O que o Dia da Mulher Negra Latino-Americana e Caribenha tem a nos dizer sobre o Brasil de hoje
- Jessica Naur

- 25 de jul.
- 3 min de leitura

Criado em 1992, o Dia Internacional da Mulher Negra Latino-Americana e Caribenha é um marco político que reconhece o protagonismo das mulheres negras na luta contra as diversas opressões que atravessam suas histórias: o racismo, o machismo, a exclusão social, a desigualdade econômica e a negação de direitos básicos.Mais do que uma data simbólica, é uma convocação à escuta, ao reconhecimento e, principalmente, à criação de políticas públicas de inclusão.

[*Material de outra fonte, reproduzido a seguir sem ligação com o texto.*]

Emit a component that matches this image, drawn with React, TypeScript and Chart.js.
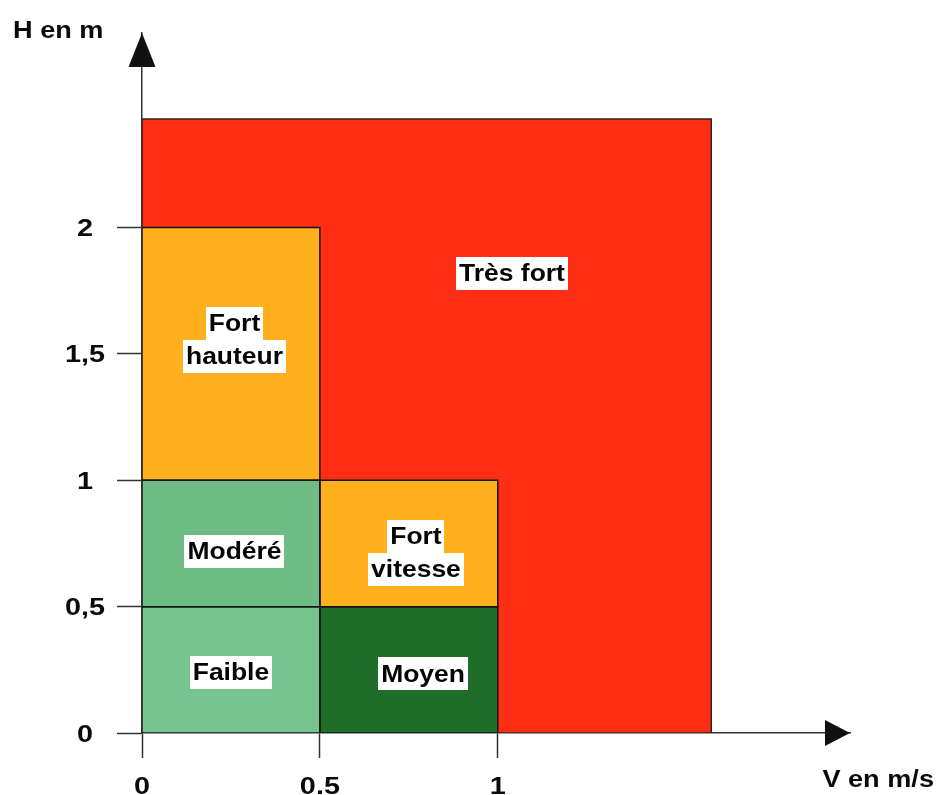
import React, { useEffect, useRef } from "react";
import { Chart, registerables } from "chart.js";

Chart.register(...registerables);

// ---- data ----
const xTicks = [0, 0.5, 1];
const xTickLabels = ["0", "0.5", "1"];
const yTicks = [0, 0.5, 1, 1.5, 2];
const yTickLabels = ["0", "0,5", "1", "1,5", "2"];

const xTitle = "V en m/s";
const yTitle = "H en m";

// zones drawn bottom (last) to top (first)
const zoneNames = ["Faible", "Modéré", "Moyen", "Fort vitesse", "Fort hauteur", "Très fort"];
const zoneV0 = [0, 0, 0.5, 0.5, 0, 0];
const zoneV1 = [0.5, 0.5, 1, 1, 0.5, 1.6];
const zoneH0 = [0, 0.5, 0, 0.5, 1, 0];
const zoneH1 = [0.5, 1, 0.5, 1, 2, 2.43];
const zoneLabelLines = [["Faible"], ["Modéré"], ["Moyen"], ["Fort", "vitesse"], ["Fort", "hauteur"], ["Très fort"]];
// label anchor (in axis units)
const zoneLabelV = [0.25, 0.26, 0.79, 0.77, 0.26, 1.04];
const zoneLabelH = [0.24, 0.72, 0.235, 0.713, 1.556, 1.82];

// ---- styles ----
const zoneColors = ["#78c48f", "#6cbc84", "#1f6d28", "#ffb01c", "#ffb01c", "#ff2d14"];
const FONT = '"Liberation Sans", Arial, sans-serif';

function stretchedText(ctx: CanvasRenderingContext2D, text: string, x: number, y: number, sx: number, align: "left" | "center" | "right") {
  const w = ctx.measureText(text).width * sx;
  let left = x;
  if (align === "center") left = x - w / 2;
  else if (align === "right") left = x - w;
  ctx.save();
  ctx.translate(left, y);
  ctx.scale(sx, 1);
  ctx.textAlign = "left";
  ctx.fillText(text, 0, 0);
  ctx.restore();
  return w;
}

export default function App() {
  const canvasRef = useRef<HTMLCanvasElement | null>(null);

  useEffect(() => {
    const canvas = canvasRef.current;
    if (!canvas) return;

    const fillSets: any[] = [];
    const outlineSets: any[] = [];
    zoneNames.forEach((name, i) => {
      const isBase = i === zoneNames.length - 1;
      fillSets.push({
        label: name,
        data: [
          { x: zoneV0[i], y: zoneH1[i] },
          { x: zoneV1[i], y: zoneH1[i] },
        ],
        fill: { value: zoneH0[i] },
        backgroundColor: zoneColors[i],
        borderWidth: 0,
        borderColor: "rgba(0,0,0,0)",
        pointRadius: 0,
        tension: 0,
        order: isBase ? 10 : 5,
      });
      outlineSets.push({
        label: name + " contour",
        data: [
          { x: zoneV0[i], y: zoneH0[i] },
          { x: zoneV0[i], y: zoneH1[i] },
          { x: zoneV1[i], y: zoneH1[i] },
          { x: zoneV1[i], y: zoneH0[i] },
          { x: zoneV0[i], y: zoneH0[i] },
        ],
        fill: false,
        borderColor: isBase ? "#3a2018" : "#151515",
        borderWidth: 1.5,
        pointRadius: 0,
        tension: 0,
        order: isBase ? 8 : 1,
      });
    });

    const overlay = {
      id: "overlay",
      afterDraw(chart: any) {
        const { ctx, chartArea, scales } = chart;
        const xs = scales.x;
        const ys = scales.y;
        ctx.save();
        // arrows
        ctx.fillStyle = "#111";
        ctx.beginPath();
        ctx.moveTo(chartArea.left, chartArea.top);
        ctx.lineTo(chartArea.left - 13.5, chartArea.top + 34);
        ctx.lineTo(chartArea.left + 13.5, chartArea.top + 34);
        ctx.closePath();
        ctx.fill();
        ctx.beginPath();
        ctx.moveTo(chartArea.right, chartArea.bottom);
        ctx.lineTo(chartArea.right - 25, chartArea.bottom - 13);
        ctx.lineTo(chartArea.right - 25, chartArea.bottom + 13);
        ctx.closePath();
        ctx.fill();

        // tick labels (positions from the library's scales)
        ctx.fillStyle = "#0a0a0a";
        ctx.font = `bold 24px ${FONT}`;
        ctx.textBaseline = "alphabetic";
        xs.ticks.forEach((t: any) => {
          const k = xTicks.indexOf(t.value);
          if (k < 0) return;
          stretchedText(ctx, xTickLabels[k], xs.getPixelForValue(t.value), 794, 1.2, "center");
        });
        ys.ticks.forEach((t: any) => {
          const k = yTicks.indexOf(t.value);
          if (k < 0) return;
          stretchedText(ctx, yTickLabels[k], 85, ys.getPixelForValue(t.value) + 8.5, 1.2, "center");
        });

        // axis titles
        ctx.font = `bold 23px ${FONT}`;
        stretchedText(ctx, yTitle, 13, 38, 1.18, "left");
        stretchedText(ctx, xTitle, 934, 787, 1.18, "right");

        // zone labels
        ctx.font = `bold 23px ${FONT}`;
        ctx.textBaseline = "alphabetic";
        const lineH = 33;
        zoneNames.forEach((_, i) => {
          const lines = zoneLabelLines[i];
          const cx = xs.getPixelForValue(zoneLabelV[i]);
          const cy = ys.getPixelForValue(zoneLabelH[i]);
          const startY = cy - (lines.length * lineH) / 2;
          lines.forEach((ln, j) => {
            const w = ctx.measureText(ln).width * 1.15 + 6;
            const top = startY + j * lineH;
            ctx.fillStyle = "#ffffff";
            ctx.fillRect(Math.round(cx - w / 2), Math.round(top), Math.round(w), lineH);
            ctx.fillStyle = "#050505";
            stretchedText(ctx, ln, cx, top + lineH / 2 + 8, 1.15, "center");
          });
        });
        ctx.restore();
      },
    };

    const chart = new Chart(canvas, {
      type: "line",
      data: { datasets: [...outlineSets, ...fillSets] },
      options: {
        animation: false,
        responsive: false,
        events: [],
        layout: { padding: { top: 33, right: 87, left: 0, bottom: 0 } },
        plugins: { legend: { display: false }, tooltip: { enabled: false } },
        scales: {
          x: {
            type: "linear",
            min: 0,
            max: 1.99,
            afterBuildTicks: (scale: any) => {
              scale.ticks = xTicks.map((v) => ({ value: v }));
            },
            afterFit: (scale: any) => {
              scale.height = 62;
            },
            ticks: { display: false, autoSkip: false },
            grid: {
              drawOnChartArea: false,
              drawTicks: true,
              tickLength: 25,
              tickColor: "#333",
              tickWidth: 1.5,
            },
            border: { display: true, color: "#333", width: 1.5 },
          },
          y: {
            type: "linear",
            min: 0,
            max: 2.77,
            afterBuildTicks: (scale: any) => {
              scale.ticks = yTicks.map((v) => ({ value: v }));
            },
            afterFit: (scale: any) => {
              scale.width = 142;
            },
            ticks: { display: false, autoSkip: false },
            grid: {
              drawOnChartArea: false,
              drawTicks: true,
              tickLength: 25,
              tickColor: "#333",
              tickWidth: 1.5,
            },
            border: { display: true, color: "#333", width: 1.5 },
          },
        },
      },
      plugins: [overlay],
    } as any);

    return () => {
      chart.destroy();
    };
  }, []);

  return (
    <div style={{ position: "absolute", left: 0, top: 0, width: 937, height: 795, background: "#fff" }}>
      <canvas ref={canvasRef} width={937} height={795} style={{ display: "block", width: 937, height: 795 }} />
    </div>
  );
}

“Celebrar o Dia da Mulher Negra Latino-Americana e Caribenha, pra mim, é muito importante no sentido de reconhecer toda a trajetória de luta. Mesmo com algumas vitórias, estamos longe de conquistar tudo o que é necessário”, afirma Aline Lima, conselheira da Cruzando Histórias e Head de Diversidade, Equidade e Inclusão da América Latina na Natura. “Essa é também uma data para reconhecermos as muitas mulheres que vieram antes de nós. Essa ancestralidade que foi trilhando este caminho, abrindo espaços para que a gente pudesse ter voz, ter vez.”
Na nossa sociedade, uma mulher branca pode sofrer com machismo ou xenofobia. Isso, por si só, já a abala física e emocionalmente. Mas mulheres negras vivenciam essas situações de forma ampliada: elas são atravessadas por preconceitos de cor, gênero, situação financeira, origem, orientação sexual, entre outros marcadores sociais que operam simultaneamente.
Foi para explicar essa experiência que a jurista Kimberlé Crenshaw cunhou, nos anos 1980, o termo interseccionalidade — um conceito que nos ajuda a entender, de forma mais clara, como essas opressões não acontecem de forma isolada, mas se entrelaçam e se reforçam.
A interseccionalidade também escancara a desigualdade em diversos âmbitos, como no mercado de trabalho, por exemplo. Em 2019, apenas 13% dos CEOs no Brasil eram mulheres. De acordom com uma pesquisa realizada pelo Instituto Ethos apenas 3,4% dos cargos de liderança são ocupados por mulheres negras. Em setores como tecnologia, apenas 12% das mulheres envolvidas na área são negras.
“Quando a gente olha para o trabalho do cuidado, esse trabalho que movimenta uma boa fatia da economia, vemos muitas mulheres negras sendo mal remuneradas ou não remuneradas. Elas estão lá, sendo invisibilizadas. Quando a gente olha para todos os números, todos os marcadores, essas mulheres estão com os piores índices”, afirma Aline.
É esse acúmulo de invisibilização que torna o 25 de Julho tão necessário. Ele nos obriga a olhar para o papel central das mulheres negras na construção da sociedade e a perguntar por que ainda estão à margem da sociedade e fora dos grupos de tomada de decisão.
“Ainda precisamos mudar muitas coisas nos próximos anos. Desde o lugar de reconhecimento do papel dessas mulheres, que hoje são a base da sociedade, até um lugar de equidade mesmo — salarial, de empregabilidade, de reconhecimento”, reforça a Conselheira da Cruzando Histórias.
“Acredito que o governo tem o seu papel, assim como as organizações do terceiro setor. Mas as empresas têm uma responsabilidade que vai além do social. É uma pauta de negócio. Estamos falando de uma maioria que consome, que trabalha, que tem potencial, tem tecnologia social, conhecimento técnico e formal — inclusive de pós-graduação. Não vai existir uma sociedade onde uma empresa possa crescer e prosperar enquanto houver desigualdades extremas.”
O Dia da Mulher Negra Latino-Americana e Caribenha é, acima de tudo, uma data para honrar e continuar. Para reconhecer as que vieram antes e para garantir que as que estão aqui agora não sejam silenciadas ou ignoradas. É uma data para olhar a realidade de frente e transformá-la.
“É uma mudança estrutural. Estamos falando de um racismo, de um machismo, de um sexismo que é estrutural — principalmente no Brasil, mas também na América Latina e no Caribe”, finaliza.